▸ **Exercise instructions**: Copy the lines below as they are; omit the images they contain.

▸ **Data block**:
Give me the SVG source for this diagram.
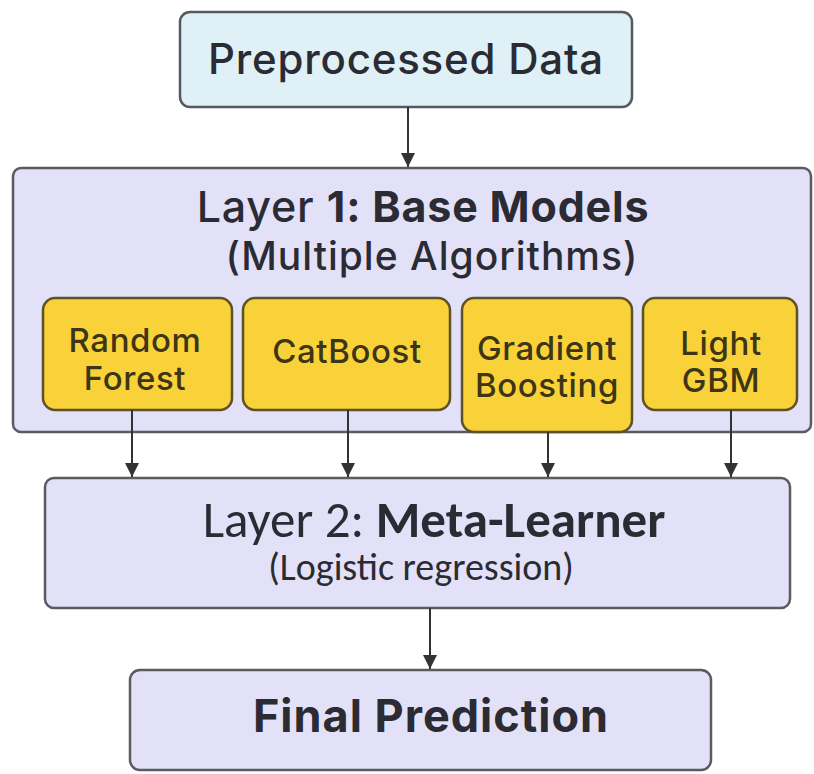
<svg xmlns="http://www.w3.org/2000/svg" width="814" height="774" viewBox="0 0 814 774">
<defs>
<marker id="ah" viewBox="0 0 10 10" refX="10" refY="5" markerWidth="15" markerHeight="14" markerUnits="userSpaceOnUse" orient="auto">
<path d="M0,0 L10,5 L0,10 z" fill="#333"/>
</marker>
<style>
.t{font-family:Inter,"Liberation Sans",sans-serif;fill:#2b2b33;text-anchor:middle;font-weight:500}
.b{font-weight:bold}
.lav{fill:#e3e1f8;stroke:#5a5a60;stroke-width:2.5}
.blue{fill:#dff0f6;stroke:#555a5e;stroke-width:2.5}
.yel{fill:#f9d23a;stroke:#5d5227;stroke-width:2.5}
.yt{font-family:Inter,"Liberation Sans",sans-serif;fill:#3d3515;text-anchor:middle;font-size:33px;font-weight:500;letter-spacing:0.6px}
.c{font-family:Carlito,"Open Sans","Liberation Sans",sans-serif;fill:#2b2b33;text-anchor:middle}
.e{stroke:#333;stroke-width:2;fill:none}
</style>
</defs>
<rect width="814" height="774" fill="#ffffff"/>
<g id="preprocessed">
<rect class="blue" x="180" y="12" width="452" height="95" rx="10"/>
<text class="t" x="406" y="74" font-size="42" letter-spacing="0.8">Preprocessed Data</text>
</g>
<g id="layer1">
<rect class="lav" x="13" y="168" width="798" height="264" rx="8"/>
<text class="t" x="423" y="222" font-size="43" letter-spacing="0.8">Layer <tspan class="b">1: Base Models</tspan></text>
<text class="t" x="432" y="270" font-size="39" letter-spacing="1">(Multiple Algorithms)</text>
</g>
<g id="random-forest">
<rect class="yel" x="43" y="298" width="189" height="112" rx="12"/>
<text class="yt" x="135" y="352">Random</text>
<text class="yt" x="135" y="390">Forest</text>
</g>
<g id="catboost">
<rect class="yel" x="243" y="298" width="207" height="112" rx="12"/>
<text class="yt" x="347" y="363">CatBoost</text>
</g>
<g id="gradient-boosting">
<rect class="yel" x="462" y="298" width="170" height="134" rx="12"/>
<text class="yt" x="547" y="360">Gradient</text>
<text class="yt" x="547" y="397">Boosting</text>
</g>
<g id="lightgbm">
<rect class="yel" x="643" y="298" width="154" height="112" rx="12"/>
<text class="yt" x="721" y="355">Light</text>
<text class="yt" x="721" y="392">GBM</text>
</g>
<g id="layer2">
<rect class="lav" x="45" y="478" width="745" height="130" rx="9"/>
<text class="c" x="434" y="537" font-size="51">Layer 2: <tspan font-weight="bold">Meta-Learner</tspan></text>
<text class="c" x="421" y="580" font-size="38">(Logistic regression)</text>
</g>
<g id="final">
<rect class="lav" x="130" y="670" width="581" height="100" rx="10"/>
<text class="t b" x="431" y="732" font-size="45" letter-spacing="1">Final Prediction</text>
</g>
<g id="connectors">
<line class="e" x1="408" y1="107" x2="408" y2="167" marker-end="url(#ah)"/>
<line class="e" x1="132" y1="410" x2="132" y2="477" marker-end="url(#ah)"/>
<line class="e" x1="348" y1="410" x2="348" y2="477" marker-end="url(#ah)"/>
<line class="e" x1="548" y1="432" x2="548" y2="477" marker-end="url(#ah)"/>
<line class="e" x1="731" y1="410" x2="731" y2="477" marker-end="url(#ah)"/>
<line class="e" x1="430" y1="608" x2="430" y2="669" marker-end="url(#ah)"/>
</g>
</svg>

▸ **Correct output**:
Give me the SVG source for this diagram.
<svg xmlns="http://www.w3.org/2000/svg" width="814" height="774" viewBox="0 0 814 774">
<defs>
<marker id="ah" viewBox="0 0 10 10" refX="10" refY="5" markerWidth="15" markerHeight="14" markerUnits="userSpaceOnUse" orient="auto">
<path d="M0,0 L10,5 L0,10 z" fill="#333"/>
</marker>
<style>
.t{font-family:Inter,"Liberation Sans",sans-serif;fill:#2b2b33;text-anchor:middle;font-weight:500}
.b{font-weight:bold}
.lav{fill:#e3e1f8;stroke:#5a5a60;stroke-width:2.5}
.blue{fill:#dff0f6;stroke:#555a5e;stroke-width:2.5}
.yel{fill:#f9d23a;stroke:#5d5227;stroke-width:2.5}
.yt{font-family:Inter,"Liberation Sans",sans-serif;fill:#3d3515;text-anchor:middle;font-size:33px;font-weight:500;letter-spacing:0.6px}
.c{font-family:Carlito,"Open Sans","Liberation Sans",sans-serif;fill:#2b2b33;text-anchor:middle}
.e{stroke:#333;stroke-width:2;fill:none}
</style>
</defs>
<rect width="814" height="774" fill="#ffffff"/>
<g id="preprocessed">
<rect class="blue" x="180" y="12" width="452" height="95" rx="10"/>
<text class="t" x="406" y="74" font-size="42" letter-spacing="0.8">Preprocessed Data</text>
</g>
<g id="layer1">
<rect class="lav" x="13" y="168" width="798" height="264" rx="8"/>
<text class="t" x="423" y="222" font-size="43" letter-spacing="0.8">Layer <tspan class="b">1: Base Models</tspan></text>
<text class="t" x="432" y="270" font-size="39" letter-spacing="1">(Multiple Algorithms)</text>
</g>
<g id="random-forest">
<rect class="yel" x="43" y="298" width="189" height="112" rx="12"/>
<text class="yt" x="135" y="352">Random</text>
<text class="yt" x="135" y="390">Forest</text>
</g>
<g id="catboost">
<rect class="yel" x="243" y="298" width="207" height="112" rx="12"/>
<text class="yt" x="347" y="363">CatBoost</text>
</g>
<g id="gradient-boosting">
<rect class="yel" x="462" y="298" width="170" height="134" rx="12"/>
<text class="yt" x="547" y="360">Gradient</text>
<text class="yt" x="547" y="397">Boosting</text>
</g>
<g id="lightgbm">
<rect class="yel" x="643" y="298" width="154" height="112" rx="12"/>
<text class="yt" x="721" y="355">Light</text>
<text class="yt" x="721" y="392">GBM</text>
</g>
<g id="layer2">
<rect class="lav" x="45" y="478" width="745" height="130" rx="9"/>
<text class="c" x="434" y="537" font-size="51">Layer 2: <tspan font-weight="bold">Meta-Learner</tspan></text>
<text class="c" x="421" y="580" font-size="38">(Logistic regression)</text>
</g>
<g id="final">
<rect class="lav" x="130" y="670" width="581" height="100" rx="10"/>
<text class="t b" x="431" y="732" font-size="45" letter-spacing="1">Final Prediction</text>
</g>
<g id="connectors">
<line class="e" x1="408" y1="107" x2="408" y2="167" marker-end="url(#ah)"/>
<line class="e" x1="132" y1="410" x2="132" y2="477" marker-end="url(#ah)"/>
<line class="e" x1="348" y1="410" x2="348" y2="477" marker-end="url(#ah)"/>
<line class="e" x1="548" y1="432" x2="548" y2="477" marker-end="url(#ah)"/>
<line class="e" x1="731" y1="410" x2="731" y2="477" marker-end="url(#ah)"/>
<line class="e" x1="430" y1="608" x2="430" y2="669" marker-end="url(#ah)"/>
</g>
</svg>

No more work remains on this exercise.